Genting-CD the new covered warrant went ballistic this morning to go from an issue price of 13 sen to a high of 43 sen on huge volume. Its issue price was just 13 sen, and you would need 50 ... repeat ... fifty of these to convert into ONE Genting share. The general public must learn quickly the importance of conversion ratio, and not just look at the very low absolute covered warrant price. Cry also no tears!!!

Assume mother share at RM40. You would be buying 50 x say 38 sen = RM19. RM19 plus you would then pay the conversion price of RM39 = RM58. Premium would be RM58/RM40 = 45%. Gearing would be RM40/RM19 = 2.1x

... my gawd, that is so unrealistic. The premium is high for a warrant maturing in 28th Sep 2007, but the worst thing is the gearing 2.1x. If mother share is at RM40, the fair value for this Genting-CD is only 20-22 sen, not anywhere near 40 sen!!! If you are really bullish on Genting, just buy Genting-CC or Genting-CB even, both have premiums of less than 15% and gearings of between 6-8x. Its like buying a Rolex at Sincere and a Rolex for RM200 at Petaling Street!


sopskysalat said…

Can you explain how covered warrant issued by banks make money? Is it good to have the majority of the issues to be in hands of public?

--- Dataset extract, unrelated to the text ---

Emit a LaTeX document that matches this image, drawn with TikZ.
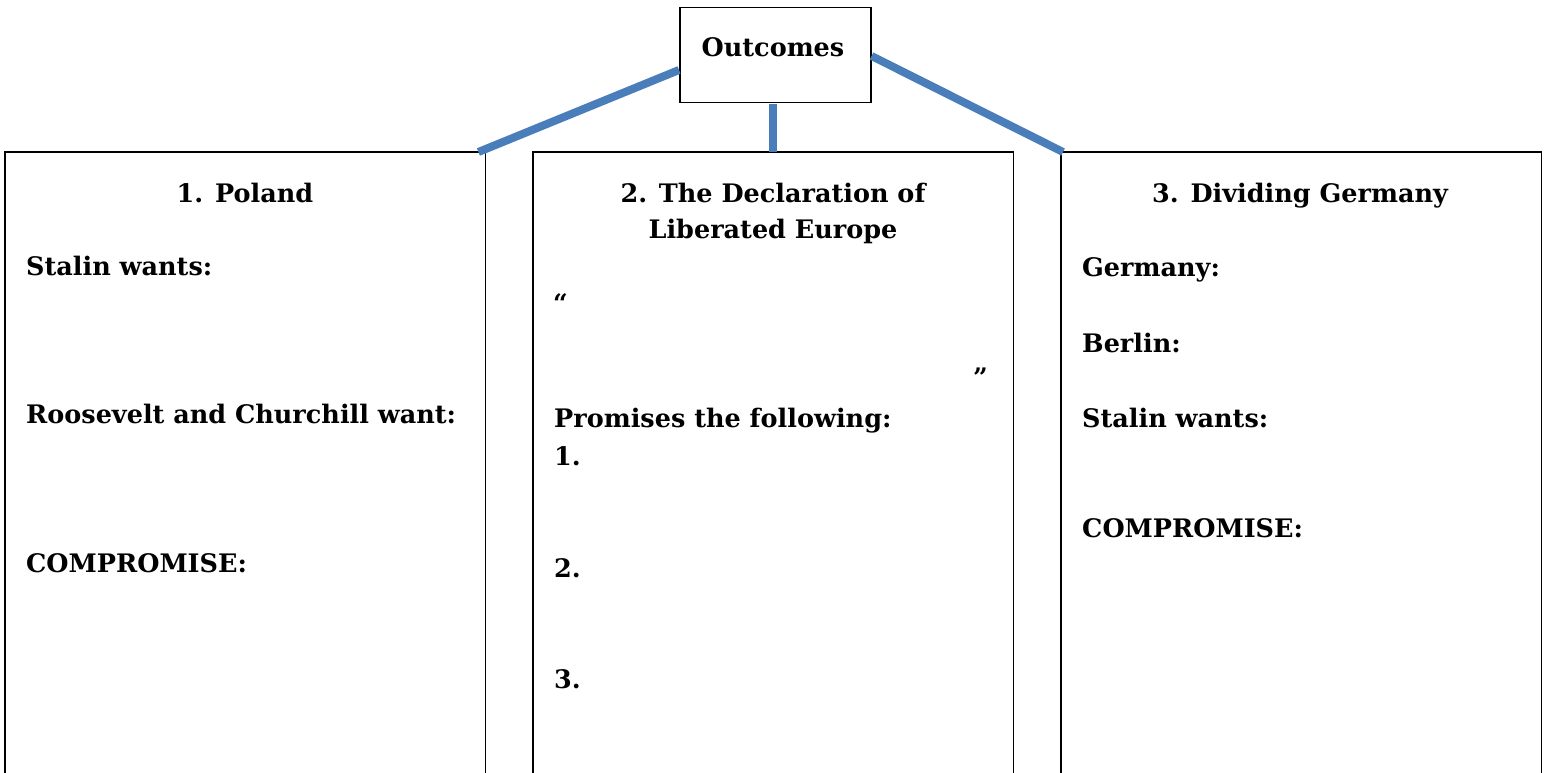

I am still puzzle by how they make money except they sell the warrant to the public, just like an ipo after the floatation. Initially, they hold everything and eventually, they sell to the public. Thank You.
Salvatore_Dali said…
They make money by selling the warrant to public or institutions - the issue px is the premium and goes straight into their books as profits. Assuming they have a good hedging policy (access to shares), they can then mitigate their risks on a daily basis, either buying/selling shares or the covered warrants.
Suspiciously, when covereds are issued during bullish markets, it would not surprise me if they hold back a large block of the covereds only to be released later (of course placements could be done to spvs first).
Why then would other houses not issue covereds other than CIMB abd Ambank, no expertise and don't even know who to recruit, where to recruit, what hedging is ... some houses tried issuing covereds naked (no shares), lost like shit man... (remember Tenaga covereds).
Can hire me to set up the team la...
sopskysalat said…

Thanks for the quick education!

Why would they hold back the shares during bullish market to what advantage will they gain. I guess this enables them to get a larger premium after the market had ran up so they can market make the wrt at a higher price.

Further, i remember you quoting genting warrant last year saying if the house is issuing call warrant, it is likely that they are neutral or bearish about future price movement. You did qualify that this may not be so if they had hedge the issue.